• [EXERCISE OBJECTIVE]: Using the records below, copy exactly the part that opens with the line holding "Output the Python" and closes with the line holding "plt.rcParams['font.family'] = ['Lato', 'DejaVu", minus the pictures.

Charts and diagrams as code:
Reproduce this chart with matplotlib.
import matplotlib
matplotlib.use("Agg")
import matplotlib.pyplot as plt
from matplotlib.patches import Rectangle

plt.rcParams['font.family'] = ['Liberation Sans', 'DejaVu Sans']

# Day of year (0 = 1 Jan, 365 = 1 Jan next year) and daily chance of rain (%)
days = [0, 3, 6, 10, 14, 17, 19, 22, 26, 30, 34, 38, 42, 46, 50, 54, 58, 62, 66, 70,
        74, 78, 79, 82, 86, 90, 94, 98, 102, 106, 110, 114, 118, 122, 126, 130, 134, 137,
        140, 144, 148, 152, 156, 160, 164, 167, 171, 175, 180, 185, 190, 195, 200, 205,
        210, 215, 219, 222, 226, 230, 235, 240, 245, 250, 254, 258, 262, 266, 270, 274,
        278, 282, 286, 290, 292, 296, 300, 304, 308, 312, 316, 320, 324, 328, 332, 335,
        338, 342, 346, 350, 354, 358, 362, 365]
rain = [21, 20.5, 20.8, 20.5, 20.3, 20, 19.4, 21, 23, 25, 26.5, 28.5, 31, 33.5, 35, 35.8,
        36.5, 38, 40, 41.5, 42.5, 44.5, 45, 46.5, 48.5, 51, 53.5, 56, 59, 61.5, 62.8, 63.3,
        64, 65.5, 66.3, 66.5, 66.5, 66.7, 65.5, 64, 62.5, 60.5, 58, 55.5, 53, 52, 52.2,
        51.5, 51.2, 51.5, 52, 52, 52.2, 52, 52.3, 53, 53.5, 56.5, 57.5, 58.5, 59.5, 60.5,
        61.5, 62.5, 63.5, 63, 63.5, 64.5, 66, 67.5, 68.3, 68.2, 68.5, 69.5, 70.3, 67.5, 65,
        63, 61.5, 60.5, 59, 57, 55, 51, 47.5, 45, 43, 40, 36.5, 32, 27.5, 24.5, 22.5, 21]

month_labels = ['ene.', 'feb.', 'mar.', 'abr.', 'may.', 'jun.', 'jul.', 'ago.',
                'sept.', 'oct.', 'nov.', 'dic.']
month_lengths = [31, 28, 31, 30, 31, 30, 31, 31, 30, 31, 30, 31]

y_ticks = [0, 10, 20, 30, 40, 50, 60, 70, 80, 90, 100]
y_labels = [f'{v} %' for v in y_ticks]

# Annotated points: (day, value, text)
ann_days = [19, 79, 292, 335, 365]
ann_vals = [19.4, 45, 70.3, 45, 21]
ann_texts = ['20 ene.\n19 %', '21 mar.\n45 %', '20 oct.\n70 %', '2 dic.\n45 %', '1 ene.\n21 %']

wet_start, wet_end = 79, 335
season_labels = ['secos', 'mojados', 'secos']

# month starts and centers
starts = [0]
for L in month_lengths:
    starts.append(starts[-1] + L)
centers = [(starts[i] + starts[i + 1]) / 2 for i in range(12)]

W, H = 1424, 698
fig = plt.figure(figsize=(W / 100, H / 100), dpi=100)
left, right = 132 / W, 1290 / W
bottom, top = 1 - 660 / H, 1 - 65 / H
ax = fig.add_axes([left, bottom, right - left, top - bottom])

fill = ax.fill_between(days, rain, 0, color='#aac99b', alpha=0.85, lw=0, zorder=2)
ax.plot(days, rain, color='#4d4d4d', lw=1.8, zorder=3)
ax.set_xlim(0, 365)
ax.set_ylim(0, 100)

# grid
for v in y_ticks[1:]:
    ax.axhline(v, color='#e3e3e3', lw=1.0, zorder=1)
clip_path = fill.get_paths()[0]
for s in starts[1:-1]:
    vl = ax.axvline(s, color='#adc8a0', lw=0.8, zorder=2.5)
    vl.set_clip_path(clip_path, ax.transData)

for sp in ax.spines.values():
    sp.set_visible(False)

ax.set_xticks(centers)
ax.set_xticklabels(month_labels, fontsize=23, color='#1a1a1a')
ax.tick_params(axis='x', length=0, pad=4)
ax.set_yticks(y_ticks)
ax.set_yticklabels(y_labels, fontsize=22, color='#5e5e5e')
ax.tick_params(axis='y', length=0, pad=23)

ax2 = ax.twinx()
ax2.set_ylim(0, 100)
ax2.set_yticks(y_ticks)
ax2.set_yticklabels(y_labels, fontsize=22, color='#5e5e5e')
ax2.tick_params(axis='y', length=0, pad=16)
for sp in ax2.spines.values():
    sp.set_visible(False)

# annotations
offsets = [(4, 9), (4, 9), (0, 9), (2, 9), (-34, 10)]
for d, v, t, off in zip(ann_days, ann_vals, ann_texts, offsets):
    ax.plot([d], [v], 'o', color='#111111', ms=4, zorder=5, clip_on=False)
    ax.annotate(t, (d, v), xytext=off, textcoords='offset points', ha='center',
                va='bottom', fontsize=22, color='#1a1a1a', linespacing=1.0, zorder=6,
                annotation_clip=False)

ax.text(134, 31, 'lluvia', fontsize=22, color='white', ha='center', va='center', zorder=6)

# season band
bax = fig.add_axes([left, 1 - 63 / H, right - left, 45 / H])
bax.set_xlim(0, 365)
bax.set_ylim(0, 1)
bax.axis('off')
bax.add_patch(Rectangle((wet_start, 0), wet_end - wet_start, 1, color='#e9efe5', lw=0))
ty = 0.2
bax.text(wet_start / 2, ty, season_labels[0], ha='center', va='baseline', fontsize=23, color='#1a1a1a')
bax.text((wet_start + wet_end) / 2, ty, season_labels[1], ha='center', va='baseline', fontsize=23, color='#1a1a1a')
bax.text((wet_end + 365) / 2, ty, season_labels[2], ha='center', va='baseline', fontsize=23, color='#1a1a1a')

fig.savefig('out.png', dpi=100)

--

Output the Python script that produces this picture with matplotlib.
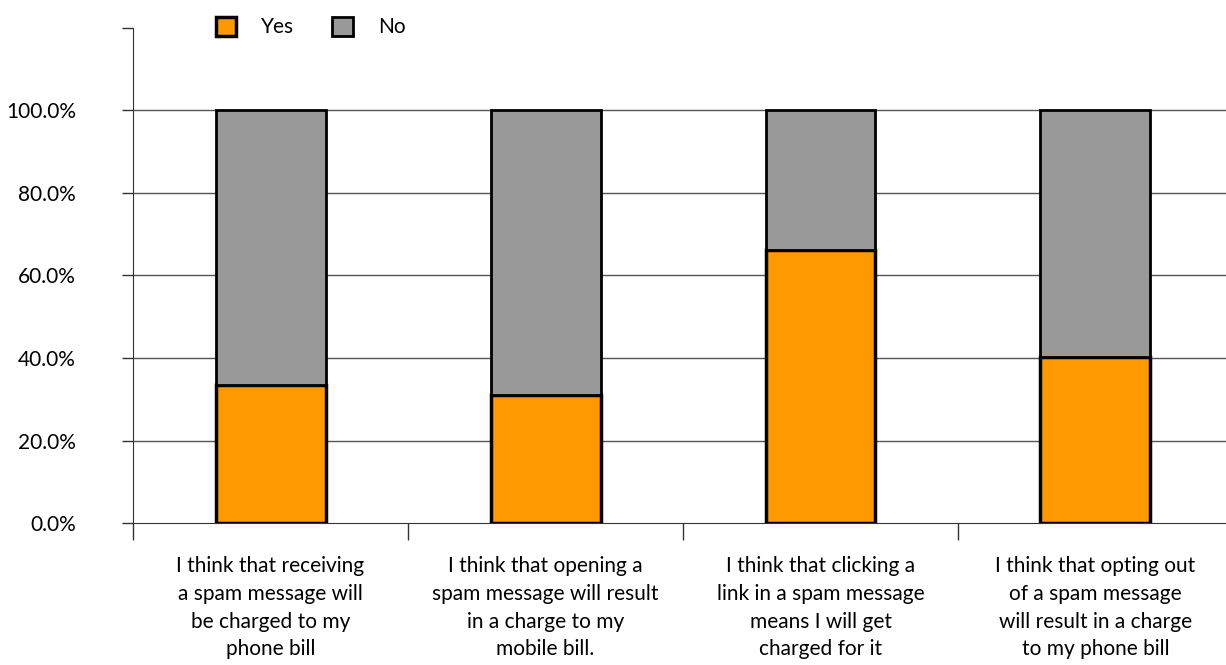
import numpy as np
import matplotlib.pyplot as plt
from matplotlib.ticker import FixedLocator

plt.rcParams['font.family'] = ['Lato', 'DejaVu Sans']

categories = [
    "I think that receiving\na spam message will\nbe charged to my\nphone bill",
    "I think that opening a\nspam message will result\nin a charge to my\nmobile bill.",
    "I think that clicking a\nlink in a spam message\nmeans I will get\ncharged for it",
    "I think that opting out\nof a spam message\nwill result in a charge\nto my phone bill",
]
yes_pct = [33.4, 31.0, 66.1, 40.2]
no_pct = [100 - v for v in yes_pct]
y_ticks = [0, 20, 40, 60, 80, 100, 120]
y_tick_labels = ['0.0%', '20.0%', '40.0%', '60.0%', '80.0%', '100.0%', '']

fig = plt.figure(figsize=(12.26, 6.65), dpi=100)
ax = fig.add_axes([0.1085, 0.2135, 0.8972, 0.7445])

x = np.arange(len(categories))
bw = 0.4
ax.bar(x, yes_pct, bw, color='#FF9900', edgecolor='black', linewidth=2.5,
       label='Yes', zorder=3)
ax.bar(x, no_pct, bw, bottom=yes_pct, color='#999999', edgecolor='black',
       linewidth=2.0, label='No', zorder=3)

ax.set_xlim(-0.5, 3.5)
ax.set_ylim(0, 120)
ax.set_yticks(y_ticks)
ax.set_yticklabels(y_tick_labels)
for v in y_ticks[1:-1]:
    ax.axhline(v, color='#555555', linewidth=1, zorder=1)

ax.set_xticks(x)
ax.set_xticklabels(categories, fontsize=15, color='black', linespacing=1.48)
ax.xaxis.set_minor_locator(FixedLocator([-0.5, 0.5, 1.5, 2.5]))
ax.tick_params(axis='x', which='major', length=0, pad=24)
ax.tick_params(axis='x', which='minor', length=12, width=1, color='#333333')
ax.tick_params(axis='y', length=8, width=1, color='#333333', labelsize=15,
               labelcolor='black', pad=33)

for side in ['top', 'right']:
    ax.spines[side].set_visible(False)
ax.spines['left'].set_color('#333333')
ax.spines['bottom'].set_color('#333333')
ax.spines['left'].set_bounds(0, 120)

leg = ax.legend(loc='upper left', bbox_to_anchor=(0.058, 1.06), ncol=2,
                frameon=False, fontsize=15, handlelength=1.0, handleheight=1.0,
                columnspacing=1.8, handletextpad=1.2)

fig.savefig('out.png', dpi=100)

• [WRITTEN ANSWER]:
Output the Python script that produces this picture with matplotlib.
import numpy as np
import matplotlib.pyplot as plt
from matplotlib.ticker import FixedLocator

plt.rcParams['font.family'] = ['Lato', 'DejaVu Sans']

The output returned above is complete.